*SUPPLIED MATERIAL*.
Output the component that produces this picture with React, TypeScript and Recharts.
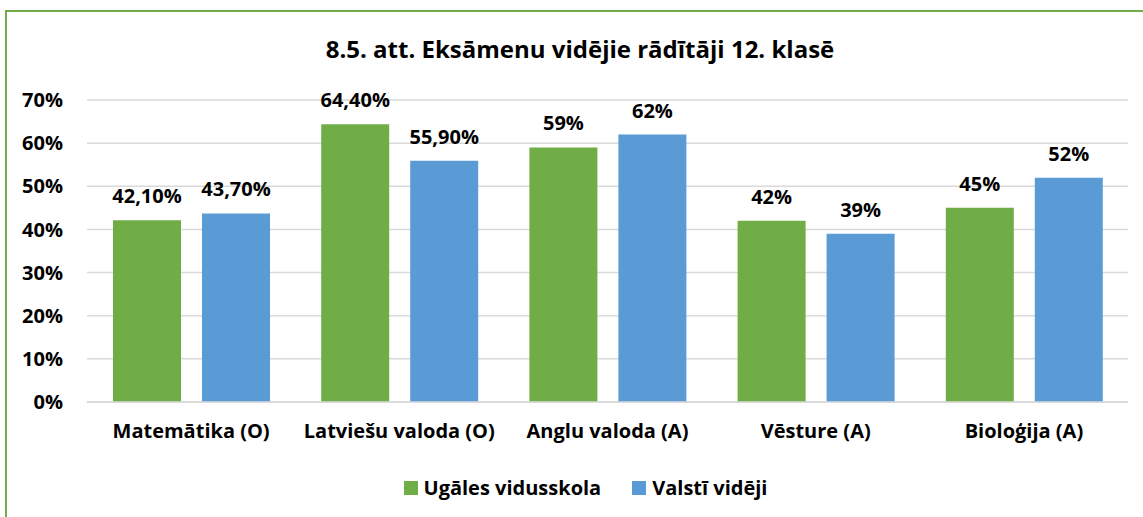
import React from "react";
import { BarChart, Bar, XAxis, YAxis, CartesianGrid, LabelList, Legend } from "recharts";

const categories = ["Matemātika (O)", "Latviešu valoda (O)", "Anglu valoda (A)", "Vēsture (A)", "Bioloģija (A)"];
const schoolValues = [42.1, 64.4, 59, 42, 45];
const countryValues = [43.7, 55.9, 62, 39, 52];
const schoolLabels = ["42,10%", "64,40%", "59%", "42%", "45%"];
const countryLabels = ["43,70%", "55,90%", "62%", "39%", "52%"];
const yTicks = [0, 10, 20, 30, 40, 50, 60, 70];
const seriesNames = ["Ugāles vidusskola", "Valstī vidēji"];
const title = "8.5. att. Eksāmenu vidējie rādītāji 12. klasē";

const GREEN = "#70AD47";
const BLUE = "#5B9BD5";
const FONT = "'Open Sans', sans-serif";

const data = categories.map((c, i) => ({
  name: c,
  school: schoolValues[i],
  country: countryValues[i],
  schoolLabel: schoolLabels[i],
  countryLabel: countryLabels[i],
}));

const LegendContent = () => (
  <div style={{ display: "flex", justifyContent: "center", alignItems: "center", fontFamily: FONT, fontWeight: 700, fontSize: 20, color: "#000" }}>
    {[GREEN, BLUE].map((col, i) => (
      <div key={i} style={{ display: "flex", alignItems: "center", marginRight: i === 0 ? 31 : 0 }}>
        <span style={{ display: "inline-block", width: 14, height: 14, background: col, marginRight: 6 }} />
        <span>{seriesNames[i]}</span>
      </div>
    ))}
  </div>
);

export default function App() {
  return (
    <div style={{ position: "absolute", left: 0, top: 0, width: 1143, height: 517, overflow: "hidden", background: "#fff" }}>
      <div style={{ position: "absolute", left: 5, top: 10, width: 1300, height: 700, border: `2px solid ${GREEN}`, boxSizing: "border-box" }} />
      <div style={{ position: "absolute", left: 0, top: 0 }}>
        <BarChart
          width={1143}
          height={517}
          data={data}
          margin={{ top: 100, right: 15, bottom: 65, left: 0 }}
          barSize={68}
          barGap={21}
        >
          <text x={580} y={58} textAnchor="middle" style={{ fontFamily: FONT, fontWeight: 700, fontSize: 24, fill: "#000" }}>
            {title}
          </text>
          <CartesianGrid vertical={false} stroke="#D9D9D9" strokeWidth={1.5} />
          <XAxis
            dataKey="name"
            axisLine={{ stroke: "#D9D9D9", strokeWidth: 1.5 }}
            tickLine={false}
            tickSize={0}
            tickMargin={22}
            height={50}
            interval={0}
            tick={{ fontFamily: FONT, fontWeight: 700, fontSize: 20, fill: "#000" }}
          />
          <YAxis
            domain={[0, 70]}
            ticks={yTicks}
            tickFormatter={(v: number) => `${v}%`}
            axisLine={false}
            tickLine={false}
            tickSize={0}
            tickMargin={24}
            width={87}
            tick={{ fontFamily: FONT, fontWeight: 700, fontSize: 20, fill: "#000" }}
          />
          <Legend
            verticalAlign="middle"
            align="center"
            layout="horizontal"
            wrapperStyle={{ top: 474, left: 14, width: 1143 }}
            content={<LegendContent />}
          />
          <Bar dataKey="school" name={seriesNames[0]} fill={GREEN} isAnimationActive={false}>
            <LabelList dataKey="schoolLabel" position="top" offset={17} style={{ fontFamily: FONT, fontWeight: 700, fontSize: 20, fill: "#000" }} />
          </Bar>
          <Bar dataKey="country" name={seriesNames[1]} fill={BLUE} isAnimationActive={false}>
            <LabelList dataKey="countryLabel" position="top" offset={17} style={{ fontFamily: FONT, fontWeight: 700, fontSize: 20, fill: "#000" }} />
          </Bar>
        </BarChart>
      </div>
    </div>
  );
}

*DIRECTIONS*. Identify and list each line with the word "React".

*RESULT*.
Output the component that produces this picture with React, TypeScript and Recharts.
import React from "react";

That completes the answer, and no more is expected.